### Task to carry out:
Your output is the lines from the first one to the one containing "g in groups)", repeated exactly, with images left out.
* * * * * * *
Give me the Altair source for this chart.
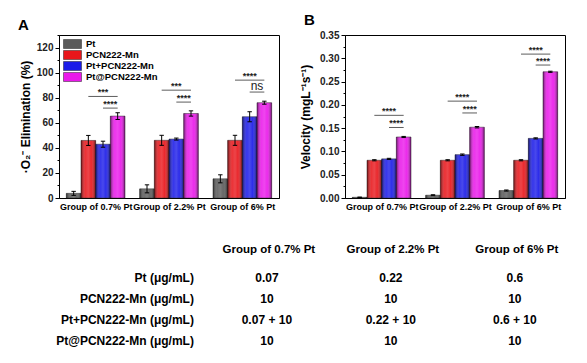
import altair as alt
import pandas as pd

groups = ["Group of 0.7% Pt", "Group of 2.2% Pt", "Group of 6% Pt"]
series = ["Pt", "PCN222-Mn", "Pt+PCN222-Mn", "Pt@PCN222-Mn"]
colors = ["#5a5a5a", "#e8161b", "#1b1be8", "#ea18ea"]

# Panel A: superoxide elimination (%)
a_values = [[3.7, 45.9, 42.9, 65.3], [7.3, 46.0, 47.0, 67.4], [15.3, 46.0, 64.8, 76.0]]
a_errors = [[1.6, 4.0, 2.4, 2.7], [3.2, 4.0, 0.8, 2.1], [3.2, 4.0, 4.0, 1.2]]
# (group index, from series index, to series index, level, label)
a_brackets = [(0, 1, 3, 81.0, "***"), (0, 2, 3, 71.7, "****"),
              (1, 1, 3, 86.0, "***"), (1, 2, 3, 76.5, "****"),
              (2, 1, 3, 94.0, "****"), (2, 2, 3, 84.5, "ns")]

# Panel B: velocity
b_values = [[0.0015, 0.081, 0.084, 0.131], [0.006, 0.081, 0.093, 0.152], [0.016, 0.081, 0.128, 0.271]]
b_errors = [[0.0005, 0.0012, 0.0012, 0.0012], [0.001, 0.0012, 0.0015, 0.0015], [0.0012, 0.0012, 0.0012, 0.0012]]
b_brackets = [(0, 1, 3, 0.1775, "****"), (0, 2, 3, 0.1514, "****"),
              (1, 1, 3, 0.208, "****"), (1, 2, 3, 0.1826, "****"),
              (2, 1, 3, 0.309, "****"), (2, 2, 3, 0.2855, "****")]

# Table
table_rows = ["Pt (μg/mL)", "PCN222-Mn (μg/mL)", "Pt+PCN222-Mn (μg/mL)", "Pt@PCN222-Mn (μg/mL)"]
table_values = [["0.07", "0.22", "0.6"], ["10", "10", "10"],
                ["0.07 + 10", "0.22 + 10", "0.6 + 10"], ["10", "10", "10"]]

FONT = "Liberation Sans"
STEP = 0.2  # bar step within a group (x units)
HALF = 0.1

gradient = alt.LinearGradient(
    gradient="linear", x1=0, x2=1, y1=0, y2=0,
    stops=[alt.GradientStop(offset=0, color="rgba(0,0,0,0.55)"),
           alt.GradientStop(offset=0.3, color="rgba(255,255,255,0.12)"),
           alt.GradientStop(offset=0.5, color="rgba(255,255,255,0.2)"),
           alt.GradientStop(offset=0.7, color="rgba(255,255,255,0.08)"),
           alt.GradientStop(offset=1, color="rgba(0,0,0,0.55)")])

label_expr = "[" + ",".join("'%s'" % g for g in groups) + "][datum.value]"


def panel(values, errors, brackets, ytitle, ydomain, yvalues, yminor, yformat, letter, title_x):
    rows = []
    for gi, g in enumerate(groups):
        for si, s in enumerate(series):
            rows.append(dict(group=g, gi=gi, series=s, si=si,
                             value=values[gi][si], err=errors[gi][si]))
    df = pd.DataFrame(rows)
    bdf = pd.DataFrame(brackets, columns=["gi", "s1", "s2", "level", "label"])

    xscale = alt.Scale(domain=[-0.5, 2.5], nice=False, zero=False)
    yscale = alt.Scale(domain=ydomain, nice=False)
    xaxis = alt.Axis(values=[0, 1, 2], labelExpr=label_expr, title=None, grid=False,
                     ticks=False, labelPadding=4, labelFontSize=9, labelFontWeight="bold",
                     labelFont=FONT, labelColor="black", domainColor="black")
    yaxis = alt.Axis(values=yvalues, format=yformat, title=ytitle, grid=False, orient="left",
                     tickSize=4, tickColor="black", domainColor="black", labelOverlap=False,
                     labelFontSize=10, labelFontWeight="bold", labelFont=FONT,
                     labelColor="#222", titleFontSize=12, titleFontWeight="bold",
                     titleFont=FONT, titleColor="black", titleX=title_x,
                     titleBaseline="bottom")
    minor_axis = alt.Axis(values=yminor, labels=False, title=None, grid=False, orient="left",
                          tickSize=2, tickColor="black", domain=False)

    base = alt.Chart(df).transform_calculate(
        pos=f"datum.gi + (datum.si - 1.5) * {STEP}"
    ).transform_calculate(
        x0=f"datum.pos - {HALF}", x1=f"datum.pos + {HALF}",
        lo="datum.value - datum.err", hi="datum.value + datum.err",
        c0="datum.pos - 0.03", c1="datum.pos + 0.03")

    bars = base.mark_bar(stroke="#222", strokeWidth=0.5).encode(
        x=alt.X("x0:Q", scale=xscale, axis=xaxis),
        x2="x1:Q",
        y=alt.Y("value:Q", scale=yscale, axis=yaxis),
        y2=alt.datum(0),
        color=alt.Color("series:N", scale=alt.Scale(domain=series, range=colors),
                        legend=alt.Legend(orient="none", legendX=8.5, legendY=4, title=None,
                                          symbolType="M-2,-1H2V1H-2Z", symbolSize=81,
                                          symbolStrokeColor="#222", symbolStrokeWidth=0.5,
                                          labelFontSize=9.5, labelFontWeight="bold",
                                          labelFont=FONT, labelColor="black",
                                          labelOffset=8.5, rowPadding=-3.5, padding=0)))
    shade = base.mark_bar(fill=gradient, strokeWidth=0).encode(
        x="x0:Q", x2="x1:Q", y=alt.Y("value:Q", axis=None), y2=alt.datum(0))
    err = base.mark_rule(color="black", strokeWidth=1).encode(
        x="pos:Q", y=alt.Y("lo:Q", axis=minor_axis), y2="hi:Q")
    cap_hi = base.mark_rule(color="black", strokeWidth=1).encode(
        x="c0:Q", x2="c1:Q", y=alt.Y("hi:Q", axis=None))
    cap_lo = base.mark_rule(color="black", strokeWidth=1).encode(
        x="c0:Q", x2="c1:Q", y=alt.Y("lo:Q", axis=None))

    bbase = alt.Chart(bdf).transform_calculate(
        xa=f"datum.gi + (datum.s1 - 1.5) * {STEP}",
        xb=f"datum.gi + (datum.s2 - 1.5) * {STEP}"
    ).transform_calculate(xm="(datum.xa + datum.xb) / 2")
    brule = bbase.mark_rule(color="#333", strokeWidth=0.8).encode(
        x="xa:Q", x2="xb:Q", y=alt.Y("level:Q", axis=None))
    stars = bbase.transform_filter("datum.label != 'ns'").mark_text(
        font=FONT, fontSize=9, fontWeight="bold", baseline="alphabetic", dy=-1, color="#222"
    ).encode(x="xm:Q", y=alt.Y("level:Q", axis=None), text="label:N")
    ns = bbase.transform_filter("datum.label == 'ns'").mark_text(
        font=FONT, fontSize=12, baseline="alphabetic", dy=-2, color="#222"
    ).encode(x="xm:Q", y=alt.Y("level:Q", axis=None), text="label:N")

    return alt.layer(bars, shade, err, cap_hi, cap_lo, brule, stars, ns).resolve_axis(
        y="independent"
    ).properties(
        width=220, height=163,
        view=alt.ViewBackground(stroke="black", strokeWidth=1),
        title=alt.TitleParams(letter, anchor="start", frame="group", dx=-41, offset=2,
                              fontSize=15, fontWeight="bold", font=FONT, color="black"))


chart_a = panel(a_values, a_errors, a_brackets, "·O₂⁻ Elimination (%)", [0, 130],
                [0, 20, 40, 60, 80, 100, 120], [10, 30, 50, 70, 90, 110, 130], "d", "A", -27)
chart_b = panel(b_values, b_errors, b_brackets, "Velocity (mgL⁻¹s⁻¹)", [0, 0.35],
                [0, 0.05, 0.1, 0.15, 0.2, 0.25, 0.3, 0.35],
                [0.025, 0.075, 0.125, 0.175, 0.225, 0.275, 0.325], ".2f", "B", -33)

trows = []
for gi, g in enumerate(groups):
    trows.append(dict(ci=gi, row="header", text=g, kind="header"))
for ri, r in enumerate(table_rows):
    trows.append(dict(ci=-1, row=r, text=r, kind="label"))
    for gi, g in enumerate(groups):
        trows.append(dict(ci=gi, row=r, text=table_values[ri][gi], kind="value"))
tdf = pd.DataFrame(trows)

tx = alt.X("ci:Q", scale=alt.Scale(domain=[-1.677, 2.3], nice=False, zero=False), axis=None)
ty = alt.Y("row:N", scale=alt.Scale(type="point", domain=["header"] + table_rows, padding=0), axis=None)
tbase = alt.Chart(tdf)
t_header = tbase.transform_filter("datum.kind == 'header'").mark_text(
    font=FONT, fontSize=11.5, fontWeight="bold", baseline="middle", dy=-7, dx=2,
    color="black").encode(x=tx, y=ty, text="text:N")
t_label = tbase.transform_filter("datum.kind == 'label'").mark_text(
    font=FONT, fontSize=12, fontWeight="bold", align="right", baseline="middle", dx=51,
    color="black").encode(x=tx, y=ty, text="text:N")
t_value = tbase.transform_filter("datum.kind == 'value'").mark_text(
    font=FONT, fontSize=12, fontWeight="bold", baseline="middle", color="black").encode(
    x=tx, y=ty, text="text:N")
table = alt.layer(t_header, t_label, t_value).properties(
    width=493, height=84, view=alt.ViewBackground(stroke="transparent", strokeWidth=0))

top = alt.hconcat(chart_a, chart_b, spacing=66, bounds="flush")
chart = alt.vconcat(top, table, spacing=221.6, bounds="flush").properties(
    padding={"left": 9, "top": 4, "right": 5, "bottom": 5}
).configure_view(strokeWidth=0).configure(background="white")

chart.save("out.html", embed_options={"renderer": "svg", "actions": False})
* * * * * * *
### Answer to this exercise:
Give me the Altair source for this chart.
import altair as alt
import pandas as pd

groups = ["Group of 0.7% Pt", "Group of 2.2% Pt", "Group of 6% Pt"]
series = ["Pt", "PCN222-Mn", "Pt+PCN222-Mn", "Pt@PCN222-Mn"]
colors = ["#5a5a5a", "#e8161b", "#1b1be8", "#ea18ea"]

# Panel A: superoxide elimination (%)
a_values = [[3.7, 45.9, 42.9, 65.3], [7.3, 46.0, 47.0, 67.4], [15.3, 46.0, 64.8, 76.0]]
a_errors = [[1.6, 4.0, 2.4, 2.7], [3.2, 4.0, 0.8, 2.1], [3.2, 4.0, 4.0, 1.2]]
# (group index, from series index, to series index, level, label)
a_brackets = [(0, 1, 3, 81.0, "***"), (0, 2, 3, 71.7, "****"),
              (1, 1, 3, 86.0, "***"), (1, 2, 3, 76.5, "****"),
              (2, 1, 3, 94.0, "****"), (2, 2, 3, 84.5, "ns")]

# Panel B: velocity
b_values = [[0.0015, 0.081, 0.084, 0.131], [0.006, 0.081, 0.093, 0.152], [0.016, 0.081, 0.128, 0.271]]
b_errors = [[0.0005, 0.0012, 0.0012, 0.0012], [0.001, 0.0012, 0.0015, 0.0015], [0.0012, 0.0012, 0.0012, 0.0012]]
b_brackets = [(0, 1, 3, 0.1775, "****"), (0, 2, 3, 0.1514, "****"),
              (1, 1, 3, 0.208, "****"), (1, 2, 3, 0.1826, "****"),
              (2, 1, 3, 0.309, "****"), (2, 2, 3, 0.2855, "****")]

# Table
table_rows = ["Pt (μg/mL)", "PCN222-Mn (μg/mL)", "Pt+PCN222-Mn (μg/mL)", "Pt@PCN222-Mn (μg/mL)"]
table_values = [["0.07", "0.22", "0.6"], ["10", "10", "10"],
                ["0.07 + 10", "0.22 + 10", "0.6 + 10"], ["10", "10", "10"]]

FONT = "Liberation Sans"
STEP = 0.2  # bar step within a group (x units)
HALF = 0.1

gradient = alt.LinearGradient(
    gradient="linear", x1=0, x2=1, y1=0, y2=0,
    stops=[alt.GradientStop(offset=0, color="rgba(0,0,0,0.55)"),
           alt.GradientStop(offset=0.3, color="rgba(255,255,255,0.12)"),
           alt.GradientStop(offset=0.5, color="rgba(255,255,255,0.2)"),
           alt.GradientStop(offset=0.7, color="rgba(255,255,255,0.08)"),
           alt.GradientStop(offset=1, color="rgba(0,0,0,0.55)")])

label_expr = "[" + ",".join("'%s'" % g for g in groups) + "][datum.value]"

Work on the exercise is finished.